Like Cooper, I think Florida has a chance against Georgia. I’m not quite as sour on Mizzou, but the Tigers’ schedule is tough. Playing at Alabama in the rotational cross-over is every East’s team nightmare. Doing so two games after facing Georgia just seems cruel. Those two games alone probably tripled the cost of whatever insurance policy Drew Lock took out this season. However, Danny Sheridan certainly has higher hopes for Mizzou than Bratton …

Transitioning, it’s hardly bold to suggest Jalen Hurts is leaving Alabama after the season. His father has said he’s gone if he doesn’t win the starting job. Hurts has said, regardless, he’s staying until he graduates in December.

It’s safe to assume Hurts won’t be with the Tide when spring ball opens.

But if my prediction comes true, he won’t be far away. If you were going to send a message to Alabama, to Nick Saban, to Tua Tagovailoa, where is the one place they would fear the most?

LSU? Nah.
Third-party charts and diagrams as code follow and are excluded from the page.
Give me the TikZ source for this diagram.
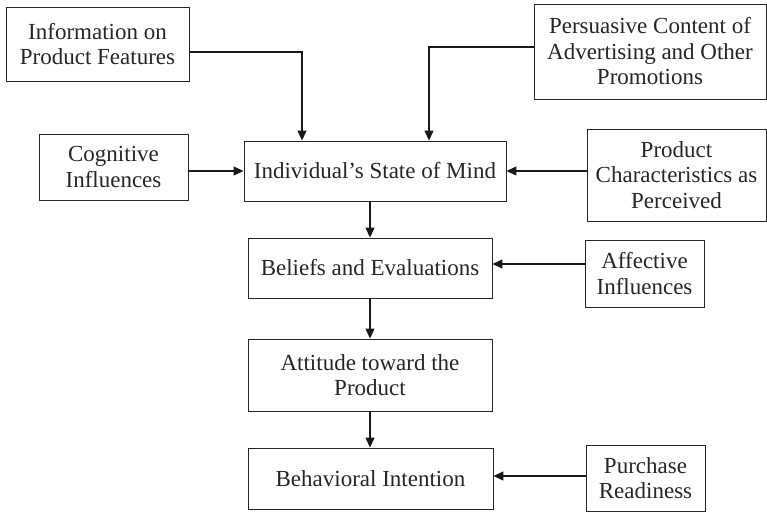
\documentclass[tikz,border=0pt]{standalone}
\usepackage{fontspec}
\setmainfont{Liberation Serif}
\usetikzlibrary{arrows.meta}
\begin{document}
\begin{tikzpicture}[x=1pt,y=-1pt,
  box/.style={draw=black!85, line width=0.9pt, inner sep=0pt, align=center,
    font=\fontsize{23}{25.5}\selectfont, text=black!85},
  flow/.style={line width=1.2pt, draw=black!90,
    -{Triangle[length=10pt,width=9pt]}}]
\useasboundingbox (0,0) rectangle (767,512);
% boxes
\node[box, minimum width=183pt, minimum height=74pt] (info) at (97.5,44) {Information on\\Product Features};
\node[box, minimum width=232pt, minimum height=95pt] (pers) at (650,51.5) {Persuasive Content of\\Advertising and Other\\Promotions};
\node[box, minimum width=149pt, minimum height=66pt] (cog) at (113.5,167) {Cognitive\\Influences};
\node[box, minimum width=262pt, minimum height=60pt] (state) at (375,171) {Individual’s State of Mind};
\node[box, minimum width=179pt, minimum height=92pt] (prod) at (676.5,175) {Product\\Characteristics as\\Perceived};
\node[box, minimum width=244pt, minimum height=60pt] (beliefs) at (370,268) {Beliefs and Evaluations};
\node[box, minimum width=119pt, minimum height=67pt] (aff) at (644.5,273.5) {Affective\\Influences};
\node[box, minimum width=244pt, minimum height=72pt] (att) at (370,375) {Attitude toward the\\Product};
\node[box, minimum width=245pt, minimum height=61pt] (beh) at (370.5,478.5) {Behavioral Intention};
\node[box, minimum width=119pt, minimum height=66pt] (pur) at (645.5,478) {Purchase\\Readiness};
% connectors
\coordinate (infoOut) at (info.east |- 0,52);
\coordinate (persOut) at (pers.west |- 0,47);
\draw[flow] (infoOut) -| (302,0 |- state.north);
\draw[flow] (persOut) -| (429,0 |- state.north);
\draw[flow] (cog.east |- state.west) -- (state.west);
\draw[flow] (prod.west |- state.east) -- (state.east);
\draw[flow] (beliefs.north |- state.south) -- (beliefs.north);
\draw[flow] (aff.west |- 0,264) -- (beliefs.east |- 0,264);
\draw[flow] (beliefs.south) -- (att.north);
\draw[flow] (att.south) -- (beh.north -| att.south);
\draw[flow] (pur.west |- 0,476) -- (beh.east |- 0,476);
\end{tikzpicture}
\end{document}
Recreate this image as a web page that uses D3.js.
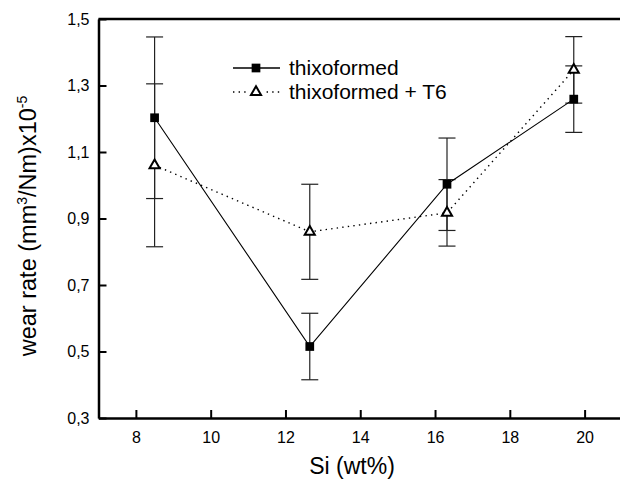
<!DOCTYPE html>
<html>
<head>
<meta charset="utf-8">
<script src="https://cdn.jsdelivr.net/npm/d3@7"></script>
<style>
  body { margin: 0; background: #fff; }
  svg { display: block; font-family: "Liberation Sans", Arial, sans-serif; }
</style>
</head>
<body>
<div id="container"></div>
<script>
/* DATA */
const siContent = [8.5, 12.65, 16.32, 19.71];
const thixoformed = [1.203, 0.515, 1.003, 1.259];
const thixoformedErr = [0.243, 0.10, 0.139, 0.10];
const thixoT6 = [1.06, 0.86, 0.917, 1.347];
const thixoT6Err = [0.245, 0.143, 0.10, 0.10];
const xTicks = [8, 10, 12, 14, 16, 18, 20];
const yTicks = [0.3, 0.5, 0.7, 0.9, 1.1, 1.3, 1.5];
const seriesNames = ["thixoformed", "thixoformed + T6"];

/* CONSTANTS */
const width = 620, height = 481;
const margin = { top: 19, bottom: 63, left: 98.5, right: -2 };

const series = [
  { name: seriesNames[0], y: thixoformed, err: thixoformedErr, marker: "square" },
  { name: seriesNames[1], y: thixoT6, err: thixoT6Err, marker: "triangle" }
].map(s => ({ ...s, points: siContent.map((x, i) => ({ x, y: s.y[i], e: s.err[i] })) }));

/* SCALES */
const xScale = d3.scaleLinear()
  .domain([7, 21])
  .range([margin.left, width - margin.right]);

const yScale = d3.scaleLinear()
  .domain([0.3, 1.5])
  .range([height - margin.bottom, margin.top]);

const commaFmt = d => d3.format(".1f")(d).replace(".", ",");

const svg = d3.select("#container")
  .append("svg")
  .attr("width", width)
  .attr("height", height);

/* AXES */
const xAxis = d3.axisBottom(xScale)
  .tickValues(xTicks)
  .tickSizeInner(-8)
  .tickSizeOuter(0)
  .tickPadding(14);

const gx = svg.append("g")
  .attr("transform", `translate(0,${height - margin.bottom})`)
  .call(xAxis);
gx.select(".domain").attr("stroke-width", 2.5);
gx.selectAll(".tick line").attr("stroke-width", 2);
gx.selectAll(".tick text").attr("font-size", 16).attr("fill", "#000");

const yAxis = d3.axisLeft(yScale)
  .tickValues(yTicks)
  .tickFormat(commaFmt)
  .tickSizeInner(-8)
  .tickSizeOuter(0)
  .tickPadding(9);

const gy = svg.append("g")
  .attr("transform", `translate(${margin.left},0)`)
  .call(yAxis);
gy.select(".domain").attr("stroke-width", 2.5);
gy.selectAll(".tick line").attr("stroke-width", 2);
gy.selectAll(".tick text").attr("font-size", 16).attr("fill", "#000");

// top border
svg.append("line")
  .attr("x1", margin.left).attr("x2", width)
  .attr("y1", yScale(1.5)).attr("y2", yScale(1.5))
  .attr("stroke", "#000").attr("stroke-width", 2.5);

/* AXIS TITLES */
svg.append("text")
  .attr("x", 352)
  .attr("y", 474)
  .attr("text-anchor", "middle")
  .attr("font-size", 23)
  .text("Si (wt%)");

const yTitle = svg.append("text")
  .attr("transform", "translate(36,226) rotate(-90)")
  .attr("text-anchor", "middle")
  .attr("font-size", 23.5);
yTitle.append("tspan").text("wear rate (mm");
yTitle.append("tspan").attr("font-size", 14).attr("dy", -9).text("3");
yTitle.append("tspan").attr("dy", 9).text("/Nm)x10");
yTitle.append("tspan").attr("font-size", 14).attr("dy", -9).text("-5");

/* ERROR BARS */
const cap = 8.5;
series.forEach(s => {
  const g = svg.append("g").attr("stroke", "#222").attr("stroke-width", 1.2);
  g.selectAll("line.v").data(s.points).join("line")
    .attr("x1", d => xScale(d.x)).attr("x2", d => xScale(d.x))
    .attr("y1", d => yScale(d.y + d.e)).attr("y2", d => yScale(d.y - d.e));
  g.selectAll("line.t").data(s.points).join("line")
    .attr("x1", d => xScale(d.x) - cap).attr("x2", d => xScale(d.x) + cap)
    .attr("y1", d => yScale(d.y + d.e)).attr("y2", d => yScale(d.y + d.e));
  g.selectAll("line.b").data(s.points).join("line")
    .attr("x1", d => xScale(d.x) - cap).attr("x2", d => xScale(d.x) + cap)
    .attr("y1", d => yScale(d.y - d.e)).attr("y2", d => yScale(d.y - d.e));
});

/* LINES */
const line = d3.line().x(d => xScale(d.x)).y(d => yScale(d.y));

svg.append("path")
  .datum(series[1].points)
  .attr("d", line)
  .attr("fill", "none")
  .attr("stroke", "#000")
  .attr("stroke-width", 1.4)
  .attr("stroke-dasharray", "1.4,4.2");

svg.append("path")
  .datum(series[0].points)
  .attr("d", line)
  .attr("fill", "none")
  .attr("stroke", "#000")
  .attr("stroke-width", 1.1);

/* MARKERS */
const squareSym = d3.symbol().type(d3.symbolSquare).size(76);
const triSym = d3.symbol().type(d3.symbolTriangle).size(44);

svg.selectAll("path.sq")
  .data(series[0].points).join("path")
  .attr("class", "sq")
  .attr("transform", d => `translate(${xScale(d.x)},${yScale(d.y)})`)
  .attr("d", squareSym)
  .attr("fill", "#000");

svg.selectAll("path.tri")
  .data(series[1].points).join("path")
  .attr("class", "tri")
  .attr("transform", d => `translate(${xScale(d.x)},${yScale(d.y)})`)
  .attr("d", triSym)
  .attr("fill", "#fff")
  .attr("stroke", "#000")
  .attr("stroke-width", 2);

/* LEGEND */
const legend = svg.append("g");
const legendRows = [
  { y: 68, s: series[0] },
  { y: 92, s: series[1] }
];
legendRows.forEach(r => {
  const l = legend.append("line")
    .attr("x1", 233).attr("x2", 280)
    .attr("y1", r.y).attr("y2", r.y)
    .attr("stroke", "#000");
  if (r.s.marker === "square") {
    l.attr("stroke-width", 1.5);
    legend.append("path").attr("transform", `translate(256,${r.y})`)
      .attr("d", squareSym).attr("fill", "#000");
  } else {
    l.attr("stroke-width", 1.4).attr("stroke-dasharray", "1.4,4.2");
    legend.append("rect").attr("x", 248).attr("y", r.y - 7).attr("width", 16).attr("height", 14).attr("fill", "#fff");
    legend.append("path").attr("transform", `translate(256,${r.y})`)
      .attr("d", triSym).attr("fill", "#fff").attr("stroke", "#000").attr("stroke-width", 2);
  }
  legend.append("text")
    .attr("x", 289)
    .attr("y", r.y + 7)
    .attr("font-size", 21)
    .text(r.s.name);
});
</script>
</body>
</html>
They’re a talented rival, sure, but in all honesty, Clemson has posed a bigger threat to Alabama’s annual goals than LSU. Texas A&M? Sure, Hurts is a Texas kid, but no Texas school is ready to rip off the King’s crown.

Only one place guarantees Hurts that opportunity.

What I’d love to see is Hurts pulling on that blue and orange No. 2, just down the road at Auburn, maybe even after relieving Tagovailoa and leading his own comeback in this year’s Iron Bowl, only to be relegated back to the bench during a Playoff run. And, as if there wouldn’t already be enough drama, let’s just say that emergency performance in 2018 was the fifth game in which Hurts appeared.

Intrigued, yet?

For two years, we’ve had Jalen vs. Tua, the battle for QB1. Can you imagine if, in November of 2019, it’s Jalen vs. Tua, in Jordan-Hare, with everything on the the line? In order to stick it to the man, you have to play the man. Jalen Hurts seems like he’s competitive enough to want every single part of that.

It takes something monumental to raise the stakes of the Iron Bowl. Hurts in an Auburn uniform — Tide tamer Cam Newton’s old number, no less — would do it.

I root for the best story. I can’t think of one any bigger or bolder, maybe ever.